Odessa Daily Отдых и культура
Художник — это серьезно. Интервью с Вадимом Кучер-Куцаном — фото и видео
georgettems1
20 июля 2010 в 10:40

Расскажите, как происходило Ваше творческое становление?
Я рисую лет с десяти, и всегда старался делать это профессионально. Первой я окончил художественную школу им. Костанди. Родителям даже не пришлось мне предлагать, я сам у них попросил отвести меня туда. Мой отец, моряк, тоже рисовал, но для него это было скорее хобби. В детстве то, что он делал, казалось мне недосягаемым, вызывало восхищение. Однако я довольно быстро его «перещеголял» (смеется —прим. авт.). Всего в школе живописи я проучился четыре года. Следующим этапом был Педагогический институт, факультет художественной графики. Через год ушел в армию. Время такое было — Афганистан. У нас тогда всех мальчиков с первого курса забрали. Отслужив, уже в этот вуз не стал возвращаться, уехал поступать в Санкт-Петербург. Там был вольным слушателем в Академии Репина. В Питере по лимиту попал на завод. Наработавшись по две смены, засыпая стоя, я понял, что учиться там не получится: с таким графиком я просто выключался, принимая сидячее положение. Поэтому, совершенно случайно попав на живописный факультет киевского института, решил там остаться. После второго курса над нами должны были взять шефство мастера-преподаватели, каждый выбирал приглянувшегося ученика. Меня выбрал Пузырьков, а я к нему не пошел — съездил в Петербург во второй раз, показал работы там, и меня все-таки приняли в Репинку без потери курса.
Почему Вы не остались в Киеве? Ведь Вас там заметили и признали.
По-моему, задача учебного заведения — учить. А в Киеве это отсутствовало напрочь. Как раз пошла волна контемпорари-артаи все мои друзья сходу стали элитными художниками при полном отсутствии учебы и профессионального роста. Все это очень грустно, а профессора их только поддерживали. Не получив образования, не освоив традиционой техники живописи, они уже сумели от нее отказаться под предлогом того, что знают лучше, что называть искусством. На самом деле, они отрицали то, чего не умели. Естественно, питерская и киевская школа разительно отличаются. Я слышал как-то от известного искусствоведа, что самая худшая картина там может вызвать бурю восхищения и стать лучшей в Киеве. Так что мне было сложно с киевской подготовкой, в основном поэтому я решил взять академ отпуск, когда у нас с женой родился ребенок, чтобы продлить обучение минимум на год. Всего в Питере я проучился шесть лет.

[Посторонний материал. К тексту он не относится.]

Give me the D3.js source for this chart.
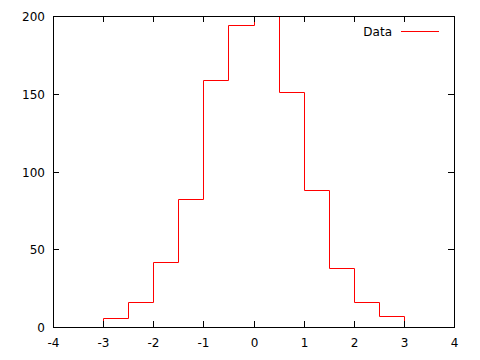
<!DOCTYPE html>
<html>
<head>
<meta charset="utf-8">
<script src="https://cdnjs.cloudflare.com/ajax/libs/d3/7.8.5/d3.min.js"></script>
<style>
  body { margin: 0; background: #fff; }
  text { font-family: "DejaVu Sans", sans-serif; font-size: 12px; fill: #000; }
</style>
</head>
<body>
<svg id="chart" width="480" height="360"></svg>
<script>
// Bin edges (left) and counts, bin width 0.5
var binStarts = [-3, -2.5, -2, -1.5, -1, -0.5, 0, 0.5, 1, 1.5, 2, 2.5];
var counts = [6, 16, 42, 82, 159, 194, 215, 151, 88, 38, 16, 7];
var binWidth = 0.5;
var xTicks = [-4, -3, -2, -1, 0, 1, 2, 3, 4];
var yTicks = [0, 50, 100, 150, 200];
var seriesName = 'Data';

var margin = { top: 16, right: 26, bottom: 33, left: 53 };
var svg = d3.select('#chart');
var width = +svg.attr('width') - margin.left - margin.right;
var height = +svg.attr('height') - margin.top - margin.bottom;

var xScale = d3.scaleLinear().domain([-4, 4]).range([0, width]);
var yScale = d3.scaleLinear().domain([0, 200]).range([height, 0]);

var plot = svg.append('g')
  .attr('transform', 'translate(' + margin.left + ',' + margin.top + ')');

plot.append('defs').append('clipPath').attr('id', 'clip')
  .append('rect').attr('width', width + 1).attr('height', height + 1);

// step outline (histeps)
var pts = [[binStarts[0], 0]];
binStarts.forEach(function (b, i) {
  pts.push([b, counts[i]]);
  pts.push([b + binWidth, counts[i]]);
});
pts.push([binStarts[binStarts.length - 1] + binWidth, 0]);

plot.append('path')
  .datum(pts)
  .attr('clip-path', 'url(#clip)')
  .attr('fill', 'none')
  .attr('stroke', '#ff0000')
  .attr('stroke-width', 1)
  .attr('d', d3.line()
    .x(function (d) { return Math.round(xScale(d[0])) + 0.5; })
    .y(function (d) { return Math.round(yScale(d[1])) + 0.5; }));

var tick = 6;

// bottom axis + mirrored ticks
var xg = plot.append('g');
xTicks.forEach(function (t) {
  var x = Math.round(xScale(t)) + 0.5;
  xg.append('line').attr('x1', x).attr('x2', x).attr('y1', height).attr('y2', height - tick).attr('stroke', '#000');
  xg.append('line').attr('x1', x).attr('x2', x).attr('y1', 0).attr('y2', tick).attr('stroke', '#000');
  xg.append('text').attr('x', x).attr('y', height + 20).attr('text-anchor', 'middle').text(t);
});

// left axis + mirrored ticks
var yg = plot.append('g');
yTicks.forEach(function (t) {
  var y = Math.round(yScale(t)) + 0.5;
  yg.append('line').attr('x1', 0).attr('x2', tick).attr('y1', y).attr('y2', y).attr('stroke', '#000');
  yg.append('line').attr('x1', width).attr('x2', width - tick).attr('y1', y).attr('y2', y).attr('stroke', '#000');
  yg.append('text').attr('x', -8).attr('y', y + 4).attr('text-anchor', 'end').text(t);
});

// border
plot.append('rect')
  .attr('x', 0.5).attr('y', 0.5)
  .attr('width', width).attr('height', height)
  .attr('fill', 'none').attr('stroke', '#000');

// legend
var legend = plot.append('g');
legend.append('text').attr('x', width - 62).attr('y', 19.5).attr('text-anchor', 'end').text(seriesName);
legend.append('line')
  .attr('x1', width - 53).attr('x2', width - 15)
  .attr('y1', 15.5).attr('y2', 15.5)
  .attr('stroke', '#ff0000');
</script>
</body>
</html>
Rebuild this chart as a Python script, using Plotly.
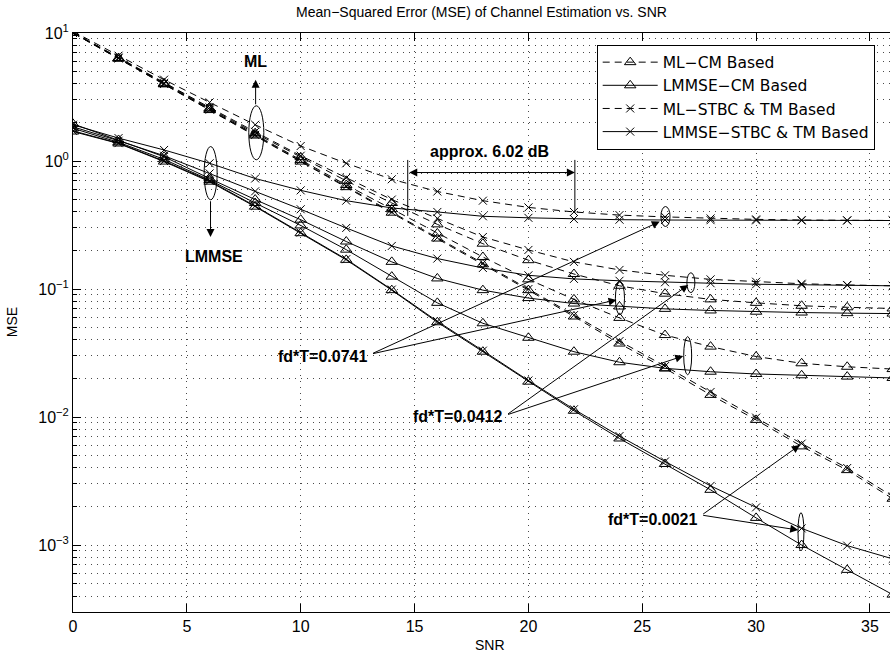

Как Вам удалось пережить девяностые? Ведь двум студентам с ребенком уж точно было несладко.
Тогда было немного другое время. Денег не было ни у кого. Если сейчас без них нельзя — после распада Союза это было нормально. В тяжелые годы зарабатывали продажей картин, созданием копий известных произведений. С копиями там вообще отдельная история. Мы не имели права ошибиться ни на милиметр, это грубейший недочет. А когда копируешь шедевр в музее, ближе, чем на метр ты к нему подойти права не имеешь. После Петербурга я вернулся в Одессу, преподавал в Педине, на родном факультете. Пытался учить так, как учили меня, однако тут это не принято, и я быстро бросил преподавательскую деятельность. Затем получил гранд и уехал в Германию, работал там. Еще — десять лет во Франции. Но все-таки гость и иммигрант в Европе — это разные вещи. Поэтому предпочитаю жить в Одессе, а за границу ездить только организовывать выставки.
Когда Вы поняли, каким именно должен быть художник, чтобы делать качественные работы?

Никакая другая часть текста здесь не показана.